Ever since I was very little, the first thing people would notice about me was my naturally thin frame as well as my bright blonde hair. No one ever said, “What a smart young girl,” which I was. No one ever said, “I think it’s great that you read so much,” or “What are you thinking about?” Comments were only ever regarding my looks which made me believe that my looks were the most important thing about me. It also made me feel like I needed to take extra care of myself because I didn’t want people to comment when I looked ‘off’.
When I hit puberty I got even more stares and comments. I constantly felt violated even walking down the hallway in school. It doesn’t help that I have a natural swing to my hips when I walk. Up until I was 13 I weighed 100lbs and was a size 0. I cried when I went to the doctor for a physical and she told me I weighed 102.7lbs. I cried for being over 100lbs – does anyone else notice something wrong with that picture?
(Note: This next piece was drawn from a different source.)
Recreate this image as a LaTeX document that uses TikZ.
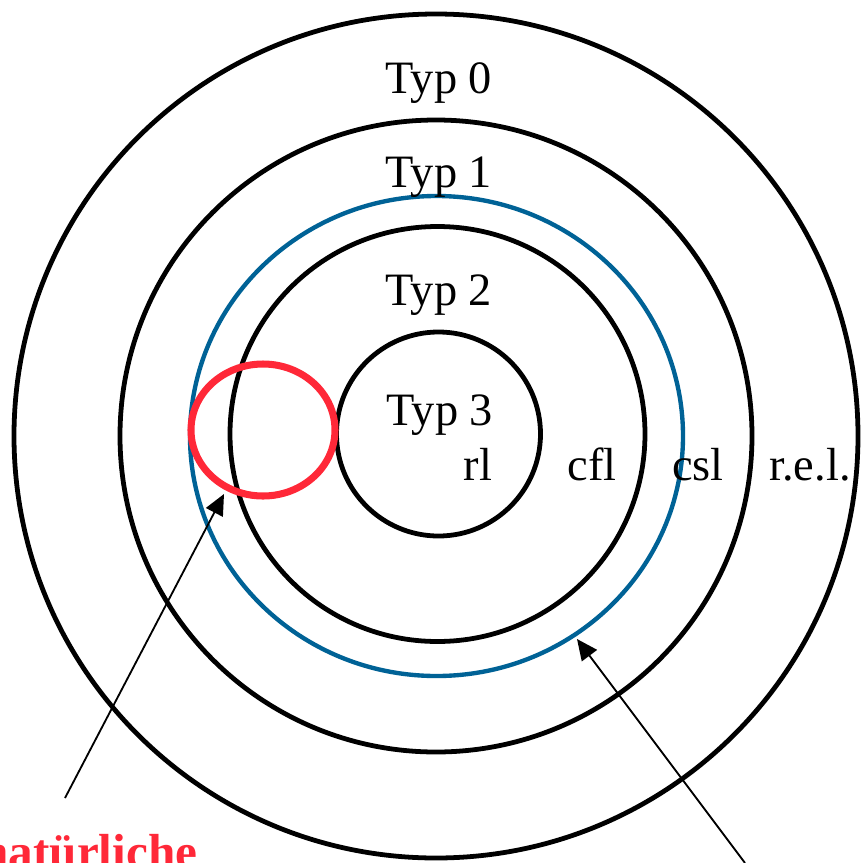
\documentclass[tikz,border=0pt]{standalone}
\usepackage{fontspec}
\setmainfont{Liberation Serif}
\usetikzlibrary{arrows.meta}
\definecolor{ringblue}{RGB}{0,98,150}
\definecolor{markred}{RGB}{255,40,56}
\begin{document}
\begin{tikzpicture}[x=0.025cm,y=0.025cm,font=\fontsize{33}{39}\selectfont,
  ring/.style={draw=black,line width=3.4pt},
  lbl/.style={anchor=base,inner sep=0pt},
  pointer/.style={draw=black,line width=1.3pt,-{Triangle[length=0.52cm,width=0.47cm]}}]
\useasboundingbox (0,0) rectangle (861,-863);
\path[ring] (436,-436) circle[radius=422];
\path[ring] (436,-436) circle[radius=316];
\path[draw=ringblue,line width=3.1pt] (436.5,-436) ellipse[x radius=246.5,y radius=240];
\path[ring] (437.5,-434) circle[radius=207.5];
\path[ring] (438.5,-434) circle[radius=102];
\path[draw=markred,line width=5pt] (263,-430) ellipse[x radius=72,y radius=66];
\node[lbl] (typ-0) at (439,-93) {Typ 0};
\node[lbl] (typ-1) at (439,-187) {Typ 1};
\node[lbl] (typ-2) at (439,-305) {Typ 2};
\node[lbl] (typ-3) at (440,-425) {Typ 3};
\node[lbl] (lang-rl) at (478,-480) {rl};
\node[lbl] (lang-cfl) at (592,-480) {cfl};
\node[lbl] (lang-csl) at (698,-480) {csl};
\node[lbl] (lang-rel) at (810,-480) {r.e.l.};
\node[lbl,anchor=base west,text=markred,font=\fontsize{35}{42}\selectfont\bfseries] (natural) at (-19,-868) {natürliche};
\coordinate (tail-0) at (65,-798);
\coordinate (head-0) at (224,-494);
\coordinate (tail-1) at (745,-863);
\coordinate (head-1) at (577,-639);
\path[pointer] (tail-0) -- (head-0);
\path[pointer] (tail-1) -- (head-1);
\end{tikzpicture}
\end{document}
By the time I was 15 or so, I had hips. The things just couldn’t be avoided, especially in my skinny jeans. Guess what people (even women) say when they aren’t sexualising and objectifying my body, “WHAT HIPS?! YOU DON’T HAVE ANYTHING YOU LITTLE TWIG. GO EAT A HAMBURGER.” I don’t really like hamburgers, thanks anyways. Yeah, my hips may not be that big in comparison to yours or other women but for my frame they’re pretty big dang hips. Why are you being so cruel to me? Why are you accusing me of eating disorders? Why are you telling me I’m not a real woman?
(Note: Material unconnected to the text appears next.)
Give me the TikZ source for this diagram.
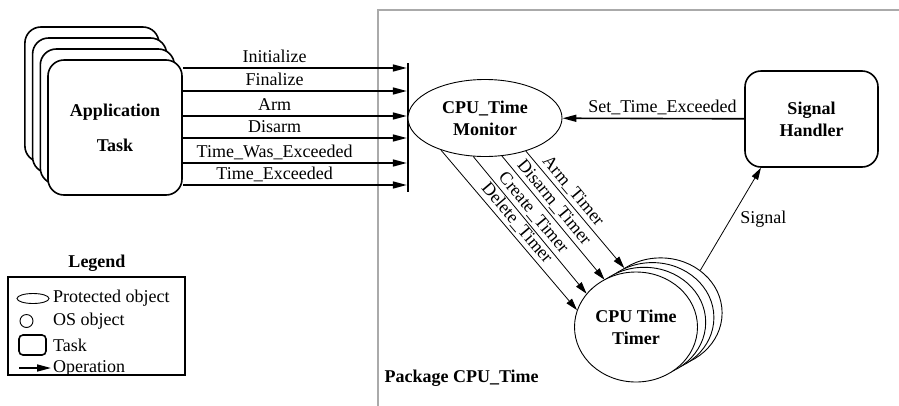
\documentclass[tikz,border=0pt]{standalone}
\usepackage{fontspec}
\setmainfont{Liberation Serif}
\usetikzlibrary{arrows.meta, shapes.geometric, calc}
\definecolor{pkggray}{RGB}{170,170,170}

\begin{document}
\begin{tikzpicture}[
  x=1pt, y=-1pt,
  font=\fontsize{18}{22}\selectfont,
  title/.style={font=\fontsize{18}{22}\selectfont\bfseries, align=center},
  task/.style={draw, line width=1.6pt, rounded corners=16pt, fill=white,
               minimum width=134pt, minimum height=135pt, align=center},
  prot/.style={draw, ellipse, line width=0.9pt, fill=white,
               minimum width=154pt, minimum height=77pt, inner sep=0pt},
  osobj/.style={draw, ellipse, line width=0.9pt, fill=white,
                minimum width=123pt, minimum height=110pt, inner sep=0pt},
  op/.style={-{Triangle[length=14pt, width=7pt]}, line width=1.6pt},
  call/.style={-{Triangle[length=12pt, width=7pt]}, line width=0.8pt},
  oplabel/.style={inner sep=1pt, text height=12pt, text depth=4pt},
  keytext/.style={anchor=west, inner sep=2pt},
  pkg/.style={draw=pkggray, line width=2pt}
]
\useasboundingbox (0,0) rectangle (899,405);

%% ---------- package frame ----------
\draw[pkg] (378,415) |- (910,10);
\node[title, anchor=west] (pkgname) at (381,378) {Package CPU\_Time};

%% ---------- left: application tasks ----------
\foreach \k in {3,2,1}
  \node[task] (task\k) at ({115-7.7*\k},{127.5-11*\k}) {};
\node[task, title] (task) at (115,127.5) {Application\\[13pt]Task};

\node[fill, minimum width=2pt, minimum height=129pt, inner sep=0pt]
  (opbar) at (408,127.5) {};

\foreach \y/\lbl in {68/Initialize, 91/Finalize, 116/Arm, 138/Disarm,
                     163/Time\_Was\_Exceeded, 185/Time\_Exceeded}
  \draw[op] (task.east |- 0,\y) -- (opbar.west |- 0,\y)
    node[oplabel, above, pos=0.41] {\lbl};

%% ---------- inside the package ----------
\node[prot, title] (monitor) at (485,118) {CPU\_Time\\Monitor};
\node[draw, line width=1.6pt, rounded corners=16pt, minimum width=133pt,
      minimum height=96pt, title] (handler) at (811.5,119) {Signal\\Handler};

\foreach \k in {3,2,1}
  \node[osobj] (timer\k) at ({636+8.2*\k},{327-4.7*\k}) {};
\node[osobj, title] (timer) at (636,327) {CPU Time\\Timer};

%% ---------- operations ----------
\draw[op] (handler) -- (monitor)
  node[oplabel, above, pos=0.45] {Set\_Time\_Exceeded};
\draw[call] (monitor.216) -- (timer.164)
  node[oplabel, above, sloped, pos=0.5] {Delete\_Timer};
\draw[call] (monitor.253) -- (timer.146)
  node[oplabel, above, sloped, pos=0.46] {Create\_Timer};
\draw[call] (monitor.294) -- (timer1.133)
  node[oplabel, above, sloped, pos=0.43] {Disarm\_Timer};
\draw[call] (monitor.321) -- (timer3.129)
  node[oplabel, above, sloped, pos=0.4] {Arm\_Timer};
\draw[call] (timer3.47) -- (handler.224)
  node[midway, right=6pt] {Signal};

%% ---------- legend ----------
\node[title] (legendtitle) at (97,263) {Legend};
\node[draw, line width=1.6pt, minimum width=177pt, minimum height=98pt]
  (legend) at (96.5,326) {};
\node[draw, ellipse, line width=0.9pt, minimum width=32pt, minimum height=10pt,
      inner sep=0pt] (keyprot) at (33,298.5) {};
\node[keytext] (keyprottext) at (51,298.5) {Protected object};
\node[draw, circle, line width=0.9pt, minimum size=13pt, inner sep=0pt]
  (keyos) at (26.5,321) {};
\node[keytext] (keyostext) at (51,321) {OS object};
\node[draw, line width=1.6pt, rounded corners=4pt, minimum width=27pt,
      minimum height=20pt, inner sep=0pt] (keytask) at (32.5,345) {};
\node[keytext] (keytasktext) at (51,345) {Task};
\coordinate (keyop) at (19,368);
\node[keytext] (keyoptext) at (51,368) {Operation};
\draw[op] (keyop) -- (keyoptext.west);
\end{tikzpicture}
\end{document}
Skinny shaming does exist and it hurts. I’d stay up night after night, poking and prodding at my body, wondering what was wrong with it. I didn’t want people to accuse me of eating disorders but I didn’t want them to point out that I was gaining weight either. I didn’t want people to tell me what they wanted to do to my body. I didn’t want to feel like a sex object for disgusting, middle-aged men to ogle at. I was so self-conscious of my body because people, even strangers, felt the need to stop and comment on my looks. I started to see fat where there was none and tell myself I should skip lunch because I always eat too much. Why did I let people have so much control over my emotions and how I treated my body? Why did I care what those people thought? Why did I cry over the fact that someone asked me “How on earth could you have stretch marks?!” I don’t know how. maybe because I grew, just like everybody else on this flipping planet?!
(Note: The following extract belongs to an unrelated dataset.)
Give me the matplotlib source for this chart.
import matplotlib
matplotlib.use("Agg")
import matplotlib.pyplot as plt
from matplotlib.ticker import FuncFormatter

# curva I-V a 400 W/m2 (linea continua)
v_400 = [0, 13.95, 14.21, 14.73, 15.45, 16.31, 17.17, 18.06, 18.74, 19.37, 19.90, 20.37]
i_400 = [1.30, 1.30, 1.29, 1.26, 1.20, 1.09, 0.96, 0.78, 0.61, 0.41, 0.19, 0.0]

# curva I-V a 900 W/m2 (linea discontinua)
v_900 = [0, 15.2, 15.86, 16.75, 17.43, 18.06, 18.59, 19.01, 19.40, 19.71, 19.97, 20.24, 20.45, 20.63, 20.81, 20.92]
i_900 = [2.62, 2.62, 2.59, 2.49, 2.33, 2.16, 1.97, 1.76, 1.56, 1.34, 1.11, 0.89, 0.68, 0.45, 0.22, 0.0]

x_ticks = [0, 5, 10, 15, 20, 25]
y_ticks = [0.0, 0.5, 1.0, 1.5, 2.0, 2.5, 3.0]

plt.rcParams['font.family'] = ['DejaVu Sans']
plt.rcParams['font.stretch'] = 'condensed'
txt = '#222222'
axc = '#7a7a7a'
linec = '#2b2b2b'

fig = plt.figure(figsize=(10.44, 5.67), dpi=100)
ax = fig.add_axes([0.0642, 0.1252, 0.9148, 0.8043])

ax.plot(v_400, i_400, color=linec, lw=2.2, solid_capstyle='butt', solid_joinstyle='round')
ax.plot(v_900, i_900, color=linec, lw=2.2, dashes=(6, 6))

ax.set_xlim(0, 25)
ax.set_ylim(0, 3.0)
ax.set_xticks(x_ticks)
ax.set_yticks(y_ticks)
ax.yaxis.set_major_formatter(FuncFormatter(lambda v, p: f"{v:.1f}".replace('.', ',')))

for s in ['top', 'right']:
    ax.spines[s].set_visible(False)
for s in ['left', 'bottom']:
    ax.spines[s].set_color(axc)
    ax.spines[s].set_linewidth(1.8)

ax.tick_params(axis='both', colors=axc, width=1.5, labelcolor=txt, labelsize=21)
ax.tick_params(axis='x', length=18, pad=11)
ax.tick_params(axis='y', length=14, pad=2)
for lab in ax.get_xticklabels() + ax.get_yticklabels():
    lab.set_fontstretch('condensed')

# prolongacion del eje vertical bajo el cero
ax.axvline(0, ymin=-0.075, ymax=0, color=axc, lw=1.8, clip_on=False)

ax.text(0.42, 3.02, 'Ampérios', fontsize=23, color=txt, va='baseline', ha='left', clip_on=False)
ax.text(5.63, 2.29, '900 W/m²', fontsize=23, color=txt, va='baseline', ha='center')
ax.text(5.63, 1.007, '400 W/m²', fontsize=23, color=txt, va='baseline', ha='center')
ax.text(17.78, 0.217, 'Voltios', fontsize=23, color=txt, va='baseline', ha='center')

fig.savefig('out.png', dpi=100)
I’ve spent so many years hating my body. I told myself that I was purposefully treating my body badly and that I needed to start eating more. I told myself that I needed to be kinder to my body in all aspects. It’s been the biggest struggle, learning to love myself and gaining weight – I’m 115lbs now. I feel grossly overweight some days and I have to remind myself that I can still see my hip and collarbones. I remind myself that it doesn’t matter how many stretch marks I have, how many bones are sticking out, how pale my skin is, how much I choose to eat in one day – I’m a lovely person and I am more than my looks. All that matters is that I’m trying to be healthy.
So, next time you go judging that beautiful, slender woman walking down the sidewalk – think twice. Chances are she has just as much insecurity about her body as you do. Whether you think she should or not is irrelevant. As we all know, we are our own harshest critique. Everyone is on a journey to love themselves.
“Are you anorexic?” “You look like a skeleton with how pale and skinny you are!” Comments like this stay with people for years. Build people up, don’t tear them down.